TRER/3/31 · Item · 10 Aug 1913
Part of Papers of Robert Calverley Trevelyan and Elizabeth Trevelyan

Harnham, Monument Green, Weybridge. - Asks if Trevelyan could lend him some books as the L[ondon] L[ibrary] has failed him; would like some of: Jean Christophe [by Romain Rolland]; Butler's "Life or Habit" [sic: "Life and Habit", Samuel Butler], "Luck or Cunning" and "Evolution Old and New"; Dostoieffsky, "Les Possédés" [Dostoevsky, "Demons"] but not "L'Idiote" as he jokingly says he has 'déjà stucké dans le'. Asks if Trevelyan has read Gertrude Bone's "Women of the Country"; thinks Miss Mayor's book [F.M. Mayor, "The Third Miss Symons"?] is also good. Asks what Trevelyan thinks of Mrs Cornford's "Morality" [Frances Cornford, "Death and the Princess: A Morality"]: he found the middle dull but the end beautiful. Masood is marrying the niece of Sultan Ahmed Khan. Is going to visit Mrs [Hope] Wedgwood at Idlerocks in Staffordshire, then to Meredith in Ireland.

TRER/6/52 · Item · 27 Feb 1906
Part of Papers of Robert Calverley Trevelyan and Elizabeth Trevelyan

12 Pembroke Gardens, Kensington, W. - Trevelyan's corrected copy [of his poem The Lady's Bat, for Sickert's anthology The Bird In Song, see 6/47] arrived in good time, and the book is to go to the printers next Thursday. Is annoyed about the 'shabby' nature of the printing, and that they have had to include 'a wearisome effusion of Watts-Dunton's' in order to be allowed Swinburne's Itylus; would like to 'stick' it in the preface and claim there was not time to put it in properly, with the added advantage of putting people off reading the preface. Is also unhappy about the frontispiece. Thinks the book will be out about Easter, not much before due to the addition of American classics such as Whitman - 'no moderns thank goodness'. Recommends Jean Christophe by Romain Rolland, brother-in-law of [Michel] Bréal. He and his 'collaborator' [Stanley Makower] will be pleased to present Trevelyan with a copy of the anthology.

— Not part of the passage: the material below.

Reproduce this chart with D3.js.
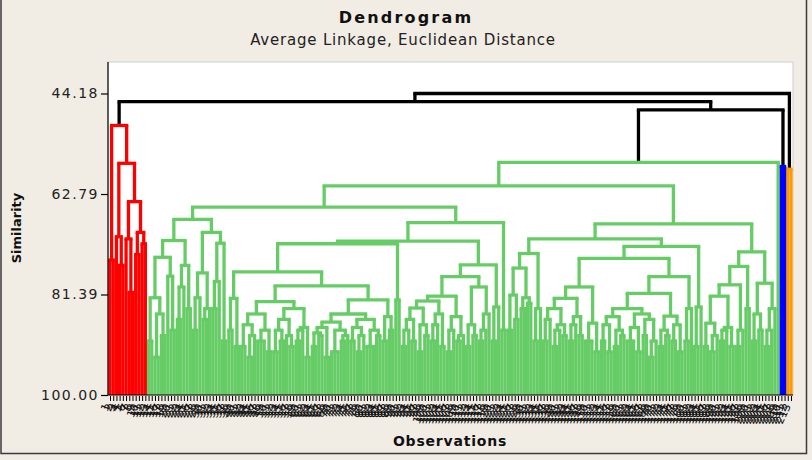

TRER/10/66 · Item · 20 Dec 1906
Part of Papers of Robert Calverley Trevelyan and Elizabeth Trevelyan

Welcombe, Stratford on Avon. - Was very sad yesterday to be going further from Elizabeth [since the baby is due]. London was 'horrid... dark & dirty & noisy'. Left Pantlin in low spirits, but she writes that the [nursing] home is nice; believes her operation is today. McKenzie said there was nothing wrong with Sir George's ear, having 'looked into it with an electric light!'. Rolandi does not have [Rolland's] "Jean Christophe", so she will send for it from the London Library. Hopes that Mr [Donald] Tovey's concert was a success. Can come to Surrey via Reading and Gomshall, though Sir George 'very strangely' objects to her returning this week; can start at short notice.